Once we balance the potential harms and goods, most of us — including many current gun owners — don’t have a good reason to keep guns in their homes. This conclusion follows quite apart from whether we have a right to own guns or what restrictions should be put on this right. Also, the conclusion derives from what makes sense for each of us as individuals and so doesn’t require support from contested interpretations of statistical data.
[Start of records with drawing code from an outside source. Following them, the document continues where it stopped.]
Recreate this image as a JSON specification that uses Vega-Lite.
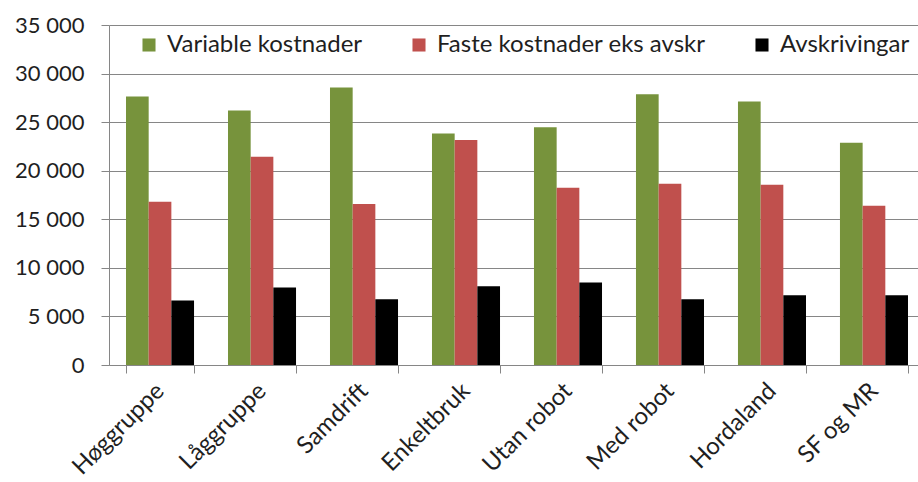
{
  "$schema": "https://vega.github.io/schema/vega-lite/v6.json",
  "width": 809,
  "height": 340,
  "autosize": "none",
  "padding": {"left": 109, "top": 25, "right": 0, "bottom": 117},
  "config": {
    "locale": {"number": {"decimal": ",", "thousands": " ", "grouping": [3], "currency": ["", " kr"]}},
    "view": {"stroke": null},
    "font": "Lato"
  },
  "data": {
    "values": [
      {"gruppe": "Høggruppe", "type": "Variable kostnader", "verdi": 27640},
      {"gruppe": "Høggruppe", "type": "Faste kostnader eks avskr", "verdi": 16810},
      {"gruppe": "Høggruppe", "type": "Avskrivingar", "verdi": 6640},
      {"gruppe": "Låggruppe", "type": "Variable kostnader", "verdi": 26200},
      {"gruppe": "Låggruppe", "type": "Faste kostnader eks avskr", "verdi": 21450},
      {"gruppe": "Låggruppe", "type": "Avskrivingar", "verdi": 7980},
      {"gruppe": "Samdrift", "type": "Variable kostnader", "verdi": 28570},
      {"gruppe": "Samdrift", "type": "Faste kostnader eks avskr", "verdi": 16570},
      {"gruppe": "Samdrift", "type": "Avskrivingar", "verdi": 6770},
      {"gruppe": "Enkeltbruk", "type": "Variable kostnader", "verdi": 23820},
      {"gruppe": "Enkeltbruk", "type": "Faste kostnader eks avskr", "verdi": 23170},
      {"gruppe": "Enkeltbruk", "type": "Avskrivingar", "verdi": 8110},
      {"gruppe": "Utan robot", "type": "Variable kostnader", "verdi": 24480},
      {"gruppe": "Utan robot", "type": "Faste kostnader eks avskr", "verdi": 18250},
      {"gruppe": "Utan robot", "type": "Avskrivingar", "verdi": 8490},
      {"gruppe": "Med robot", "type": "Variable kostnader", "verdi": 27880},
      {"gruppe": "Med robot", "type": "Faste kostnader eks avskr", "verdi": 18670},
      {"gruppe": "Med robot", "type": "Avskrivingar", "verdi": 6770},
      {"gruppe": "Hordaland", "type": "Variable kostnader", "verdi": 27120},
      {"gruppe": "Hordaland", "type": "Faste kostnader eks avskr", "verdi": 18560},
      {"gruppe": "Hordaland", "type": "Avskrivingar", "verdi": 7190},
      {"gruppe": "SF og MR", "type": "Variable kostnader", "verdi": 22890},
      {"gruppe": "SF og MR", "type": "Faste kostnader eks avskr", "verdi": 16400},
      {"gruppe": "SF og MR", "type": "Avskrivingar", "verdi": 7190}
    ]
  },
  "mark": {"type": "bar"},
  "encoding": {
    "x": {
      "field": "gruppe",
      "type": "nominal",
      "sort": null,
      "title": null,
      "scale": {"paddingInner": 0.333, "paddingOuter": 0.1667, "range": [0, 816]},
      "axis": {
        "labelAngle": -45,
        "labelAlign": "right",
        "labelBaseline": "middle",
        "labelFontSize": 24,
        "labelColor": "#1f1f1f",
        "labelPadding": 14,
        "tickBand": "extent",
        "tickSize": 8,
        "tickColor": "#868686",
        "domainColor": "#868686",
        "grid": false
      }
    },
    "xOffset": {
      "field": "type",
      "sort": ["Variable kostnader", "Faste kostnader eks avskr", "Avskrivingar"],
      "scale": {"paddingInner": 0, "paddingOuter": 0}
    },
    "y": {
      "field": "verdi",
      "type": "quantitative",
      "scale": {"domain": [0, 35000]},
      "title": null,
      "axis": {
        "values": [0, 5000, 10000, 15000, 20000, 25000, 30000, 35000],
        "format": ",d",
        "labelFontSize": 22,
        "labelColor": "#1f1f1f",
        "labelPadding": 17,
        "tickSize": 8,
        "tickColor": "#868686",
        "domainColor": "#868686",
        "gridColor": "#868686",
        "gridWidth": 1
      }
    },
    "color": {
      "field": "type",
      "type": "nominal",
      "sort": ["Variable kostnader", "Faste kostnader eks avskr", "Avskrivingar"],
      "scale": {
        "domain": ["Variable kostnader", "Faste kostnader eks avskr", "Avskrivingar"],
        "range": ["#77933C", "#C0504D", "#000000"]
      },
      "legend": {
        "title": null,
        "orient": "none",
        "direction": "horizontal",
        "legendX": 28,
        "legendY": 8,
        "symbolType": "square",
        "symbolSize": 170,
        "symbolStrokeWidth": 0,
        "labelFontSize": 24,
        "labelColor": "#1f1f1f",
        "labelOffset": 6,
        "columnPadding": 44,
        "labelLimit": 400,
        "fillColor": "white"
      }
    }
  }
}
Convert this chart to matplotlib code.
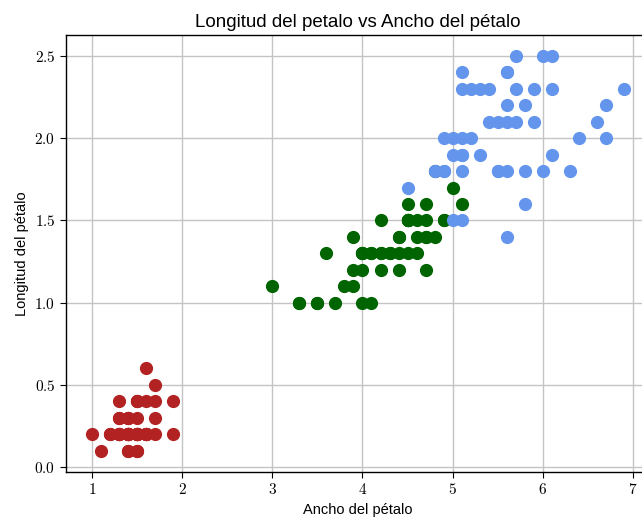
import numpy as np
import matplotlib
matplotlib.use("Agg")
import matplotlib.pyplot as plt
from matplotlib.ticker import FuncFormatter

plt.rcParams['font.family'] = ['Liberation Sans', 'DejaVu Sans']
plt.rcParams['mathtext.fontset'] = 'cm'

# iris: largo y ancho del petalo
setosa_x = [1.4, 1.4, 1.3, 1.5, 1.4, 1.7, 1.4, 1.5, 1.4, 1.5, 1.5, 1.6, 1.4, 1.1, 1.2, 1.5, 1.3, 1.4, 1.7, 1.5,
            1.7, 1.5, 1.0, 1.7, 1.9, 1.6, 1.6, 1.5, 1.4, 1.6, 1.6, 1.5, 1.5, 1.4, 1.5, 1.2, 1.3, 1.4, 1.3, 1.5,
            1.3, 1.3, 1.3, 1.6, 1.9, 1.4, 1.6, 1.4, 1.5, 1.4]
setosa_y = [0.2, 0.2, 0.2, 0.2, 0.2, 0.4, 0.3, 0.2, 0.2, 0.1, 0.2, 0.2, 0.1, 0.1, 0.2, 0.4, 0.4, 0.3, 0.3, 0.3,
            0.2, 0.4, 0.2, 0.5, 0.2, 0.2, 0.4, 0.2, 0.2, 0.2, 0.2, 0.4, 0.1, 0.2, 0.2, 0.2, 0.2, 0.1, 0.2, 0.2,
            0.3, 0.3, 0.2, 0.6, 0.4, 0.3, 0.2, 0.2, 0.2, 0.2]
versicolor_x = [4.7, 4.5, 4.9, 4.0, 4.6, 4.5, 4.7, 3.3, 4.6, 3.9, 3.5, 4.2, 4.0, 4.7, 3.6, 4.4, 4.5, 4.1, 4.5, 3.9,
                4.8, 4.0, 4.9, 4.7, 4.3, 4.4, 4.8, 5.0, 4.5, 3.5, 3.8, 3.7, 3.9, 5.1, 4.5, 4.5, 4.7, 4.4, 4.1, 4.0,
                4.4, 4.6, 4.0, 3.3, 4.2, 4.2, 4.2, 4.3, 3.0, 4.1]
versicolor_y = [1.4, 1.5, 1.5, 1.3, 1.5, 1.3, 1.6, 1.0, 1.3, 1.4, 1.0, 1.5, 1.0, 1.4, 1.3, 1.4, 1.5, 1.0, 1.5, 1.1,
                1.8, 1.3, 1.5, 1.2, 1.3, 1.4, 1.4, 1.7, 1.5, 1.0, 1.1, 1.0, 1.2, 1.6, 1.5, 1.6, 1.5, 1.3, 1.3, 1.3,
                1.2, 1.4, 1.2, 1.0, 1.3, 1.2, 1.3, 1.3, 1.1, 1.3]
virginica_x = [6.0, 5.1, 5.9, 5.6, 5.8, 6.6, 4.5, 6.3, 5.8, 6.1, 5.1, 5.3, 5.5, 5.0, 5.1, 5.3, 5.5, 6.7, 6.9, 5.0,
               5.7, 4.9, 6.7, 4.9, 5.7, 6.0, 4.8, 4.9, 5.6, 5.8, 6.1, 6.4, 5.6, 5.1, 5.6, 6.1, 5.6, 5.5, 4.8, 5.4,
               5.6, 5.1, 5.1, 5.9, 5.7, 5.2, 5.0, 5.2, 5.4, 5.1]
virginica_y = [2.5, 1.9, 2.1, 1.8, 2.2, 2.1, 1.7, 1.8, 1.8, 2.5, 2.0, 1.9, 2.1, 2.0, 2.4, 2.3, 1.8, 2.2, 2.3, 1.5,
               2.3, 2.0, 2.0, 1.8, 2.1, 1.8, 1.8, 1.8, 2.1, 1.6, 1.9, 2.0, 2.2, 1.5, 1.4, 2.3, 2.4, 1.8, 1.8, 2.1,
               2.4, 2.3, 1.9, 2.3, 2.5, 2.3, 1.9, 2.0, 2.3, 1.8]

fig = plt.figure(figsize=(6.42, 5.2), dpi=100)
ax = fig.add_axes([0.1023, 0.0923, 0.911, 0.8404])

ax.scatter(setosa_x, setosa_y, s=72, color='firebrick', zorder=3)
ax.scatter(versicolor_x, versicolor_y, s=72, color='darkgreen', zorder=3)
ax.scatter(virginica_x, virginica_y, s=72, color='cornflowerblue', zorder=3)

ax.set_xlim(0.708, 7.195)
ax.set_ylim(-0.03, 2.628)
ax.set_xticks([1, 2, 3, 4, 5, 6, 7])
ax.set_yticks([0.0, 0.5, 1.0, 1.5, 2.0, 2.5])
ax.xaxis.set_major_formatter(FuncFormatter(lambda v, p: '$%d$' % v))
ax.yaxis.set_major_formatter(FuncFormatter(lambda v, p: '$%.1f$' % v))
ax.tick_params(labelsize=11, direction='out', length=4, color='black')
ax.grid(True, color='#c4c4c4', linewidth=1, zorder=0)
ax.set_axisbelow(True)
for sp in ax.spines.values():
    sp.set_linewidth(1.0)

ax.set_title('Longitud del petalo vs Ancho del pétalo', fontsize=13.5)
ax.set_xlabel('Ancho del pétalo', fontsize=10.5)
ax.set_ylabel('Longitud del pétalo', fontsize=10.5)

fig.savefig('out.png', dpi=100)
I entirely realize that this line of thought will not convince the most impassioned gun supporters, who see owning guns as fundamental to their way of life. But about 70 million Americans own guns and only about four million belong to the N.R.A., which must include a large number of the most impassioned. So there’s reason to think that many gun owners would be open to reconsidering the dangers their weapons pose. Also, almost 30 percent of gun owners don’t think that guns make a household safer, and only 48 percent cite protection (rather than hunting, target shooting, etc.) as their main reason for having a gun.

It’s one thing to be horrified at gun violence. It’s something else to see it as a meaningful threat to your own existence. Our periodic shock at mass shootings and gang wars has little effect on our gun culture because most people don’t see guns as a particular threat to them. This is why opposition to gun violence has lacked the intense personal commitment of those who see guns as essential to their safety — or even their self-identity.

I’m not suggesting that opponents of gun violence abandon political action. We need to make it harder to buy guns (through background checks, waiting periods, etc.) both for those with criminal intentions and for law-abiding citizens who have no real need. But on the most basic level, much of our deadly violence occurs because we so often have guns readily available. Their mere presence makes suicide, domestic violence and accidents more likely. The fewer people with guns at hand, the less gun violence.

It’s easier to get people to see that they don’t want something than that they don’t have a right to it. Focusing on the need rather than the right to own a gun, many may well conclude that for them a gun is more a danger than a protection. Those fewer guns will make for a safer country.